The medieval view of the world and mankind When an educated observer around 1300 went outside on a cloudless night and peered into the sky, he may have marvelled at the vast expanse of the star-spangled firmament, and, awestruck, praised the Lord as the creator of the universe. But he would not have been confused. What he saw was not bewildering chaos, but order that made sense. First of all, he would have thought of himself as being in the middle of things. The earth on which he lived was the immovable centre of the universe; around it there moved in concentric order ten transparent convex spaces or spheres, beginning with those of the seven known planets, in which the Sun and the Moon were included. Beyond the sphere of the last planet, Saturn, began that of the fixed stars (stellatum). Then came the vaguer circles of ‘the crystalline’, presented as a thin fluid mass encircling the entire firmament, and that of the primum mobile, the first of the spheres to show movement and to pass that movement on to the lower spheres.
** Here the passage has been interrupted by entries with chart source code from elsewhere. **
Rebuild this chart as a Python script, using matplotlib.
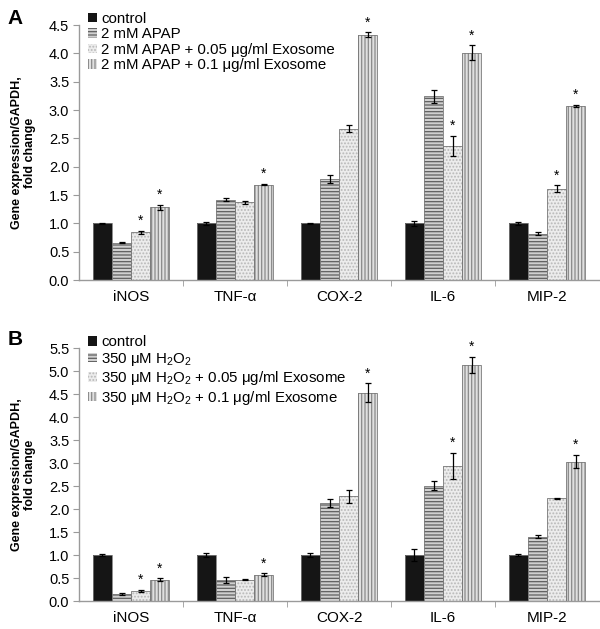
import numpy as np
import matplotlib
matplotlib.use("Agg")
import matplotlib.pyplot as plt
from matplotlib.patches import Patch

plt.rcParams['font.family'] = ['Liberation Sans', 'DejaVu Sans']
plt.rcParams['mathtext.fontset'] = 'custom'
plt.rcParams['mathtext.rm'] = 'Liberation Sans'
plt.rcParams['mathtext.it'] = 'Liberation Sans:italic'
plt.rcParams['mathtext.bf'] = 'Liberation Sans:bold'

categories = ['iNOS', 'TNF-α', 'COX-2', 'IL-6', 'MIP-2']

labels_a = ['control', '2 mM APAP', '2 mM APAP + 0.05 μg/ml Exosome', '2 mM APAP + 0.1 μg/ml Exosome']
vals_a = [
    [1.00, 1.00, 1.00, 1.00, 1.00],
    [0.66, 1.42, 1.79, 3.24, 0.82],
    [0.84, 1.37, 2.67, 2.36, 1.61],
    [1.28, 1.68, 4.33, 4.01, 3.07],
]
errs_a = [
    [0.01, 0.03, 0.01, 0.05, 0.03],
    [0.005, 0.03, 0.07, 0.12, 0.02],
    [0.02, 0.02, 0.06, 0.18, 0.06],
    [0.04, 0.01, 0.04, 0.13, 0.02],
]
stars_a = [
    [0, 0, 0, 0, 0],
    [0, 0, 0, 0, 0],
    [1, 0, 0, 1, 1],
    [1, 1, 1, 1, 1],
]

labels_b = ['control', r'350 μM H$\mathregular{_2}$O$\mathregular{_2}$',
            r'350 μM H$\mathregular{_2}$O$\mathregular{_2}$ + 0.05 μg/ml Exosome',
            r'350 μM H$\mathregular{_2}$O$\mathregular{_2}$ + 0.1 μg/ml Exosome']
vals_b = [
    [1.00, 1.00, 1.00, 1.00, 1.00],
    [0.15, 0.46, 2.13, 2.51, 1.40],
    [0.22, 0.46, 2.28, 2.94, 2.23],
    [0.46, 0.57, 4.53, 5.13, 3.03],
]
errs_b = [
    [0.02, 0.04, 0.05, 0.12, 0.02],
    [0.02, 0.07, 0.08, 0.10, 0.04],
    [0.02, 0.01, 0.14, 0.28, 0.02],
    [0.03, 0.03, 0.20, 0.17, 0.14],
]
stars_b = [
    [0, 0, 0, 0, 0],
    [0, 0, 0, 0, 0],
    [1, 0, 0, 1, 0],
    [1, 1, 1, 1, 1],
]

styles = [
    dict(face='#151515', hatch=None, hcol='#151515'),
    dict(face='#d0d0d0', hatch='-----', hcol='#606060'),
    dict(face='#ececec', hatch='.....', hcol='#b8b8b8'),
    dict(face='#e0e0e0', hatch='|||||', hcol='#8a8a8a'),
]

plt.rcParams['hatch.linewidth'] = 0.9

fig = plt.figure(figsize=(6.0, 6.29), dpi=100)
axA = fig.add_axes([0.1317, 0.5548, 0.8667, 0.4054])
axB = fig.add_axes([0.1317, 0.0445, 0.8667, 0.4022])

bw = 0.183
axis_gray = '#9a9a9a'

def draw(ax, vals, errs, stars, labels, ymax):
    x = np.arange(len(categories))
    handles = []
    for i in range(4):
        st = styles[i]
        pos = x + (i - 1.5) * bw
        ax.bar(pos, vals[i], width=bw, color=st['face'], hatch=st['hatch'],
               edgecolor=st['hcol'], linewidth=0, zorder=2)
        ax.bar(pos, vals[i], width=bw, fill=False, edgecolor='#7a7a7a',
               linewidth=0.6, zorder=3)
        ax.errorbar(pos, vals[i], yerr=errs[i], fmt='none', ecolor='black',
                    elinewidth=0.9, capsize=2.5, capthick=0.9, zorder=4)
        for j in range(len(categories)):
            if stars[i][j]:
                ax.text(pos[j], vals[i][j] + errs[i][j] + ymax * 0.012, '*',
                        ha='center', va='bottom', fontsize=10)
        handles.append(Patch(facecolor=st['face'], hatch=st['hatch'],
                             edgecolor=st['hcol'], linewidth=0))
    ax.set_xlim(-0.5, len(categories) - 0.5)
    ax.set_ylim(0, ymax)
    ax.set_yticks(np.arange(0, ymax + 0.01, 0.5))
    ax.set_yticklabels(['%.1f' % v for v in np.arange(0, ymax + 0.01, 0.5)], fontsize=10.5)
    ax.set_xticks(x)
    ax.set_xticklabels(categories, fontsize=11)
    ax.set_xticks(np.arange(0.5, len(categories) - 0.5, 1.0), minor=True)
    ax.tick_params(axis='x', which='major', length=0, pad=7)
    ax.tick_params(axis='x', which='minor', length=4, color=axis_gray, direction='out')
    ax.tick_params(axis='y', length=4, color=axis_gray, direction='out', pad=3)
    for s in ['top', 'right']:
        ax.spines[s].set_visible(False)
    for s in ['left', 'bottom']:
        ax.spines[s].set_color(axis_gray)
        ax.spines[s].set_linewidth(1.0)
    ax.set_ylabel('Gene expression/GAPDH,\nfold change', fontsize=9,
                  fontweight='bold', labelpad=9, linespacing=1.1)
    ax.legend(handles, labels, loc='upper left', bbox_to_anchor=(0.005, 1.075),
              frameon=False, fontsize=10.8, handlelength=0.6, handleheight=0.6,
              handletextpad=0.3, labelspacing=0.1, borderaxespad=0)

draw(axA, vals_a, errs_a, stars_a, labels_a, 4.5)
draw(axB, vals_b, errs_b, stars_b, labels_b, 5.5)

fig.text(0.012, 0.985, 'A', fontsize=15, fontweight='bold', va='top', ha='left')
fig.text(0.012, 0.475, 'B', fontsize=15, fontweight='bold', va='top', ha='left')

fig.savefig('out.png', dpi=100)
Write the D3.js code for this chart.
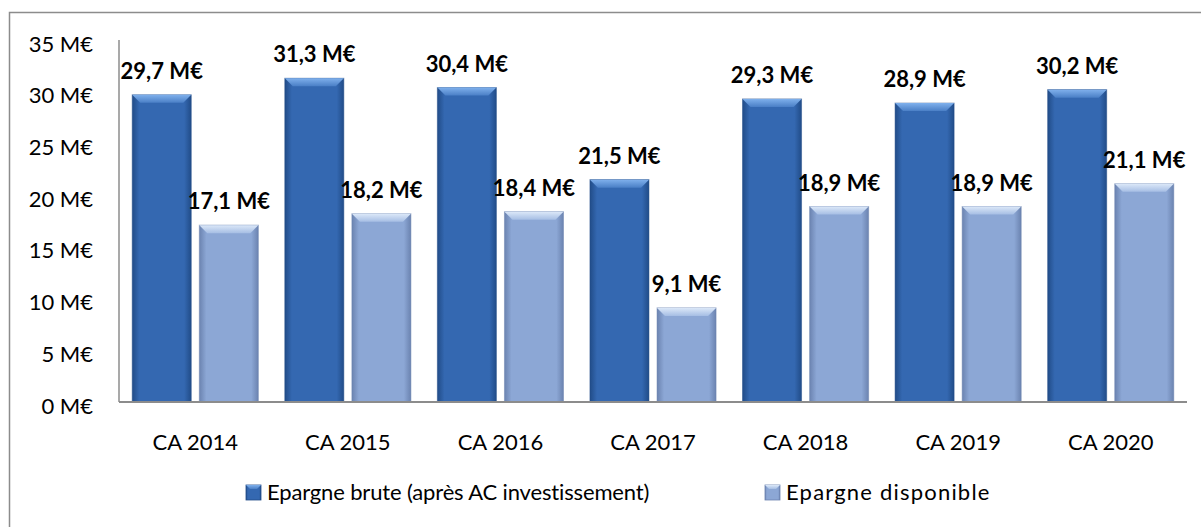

Beyond

the primum mobile extended the immovable empyreum, where heaven was located. While earth then formed the centre of the universe, it was nevertheless fully understood that it was insignificant on the cosmic scale. One estimate showed that a complete revolution of the stellar sphere round the earth took 36,000 years. An English chap-book (popular book) from the fourteenth century calculated that a journey from the earth to the stellatum would take 8,000 years, at an average travelling speed of 40 miles per day. This is nothing compared with the actual 40 trillion kilometres (a 40 with 12 zeros) which separates our sun from the nearest sun in our galaxy, Proxima Centauri, but was still a vast distance to imagine for our medieval observer.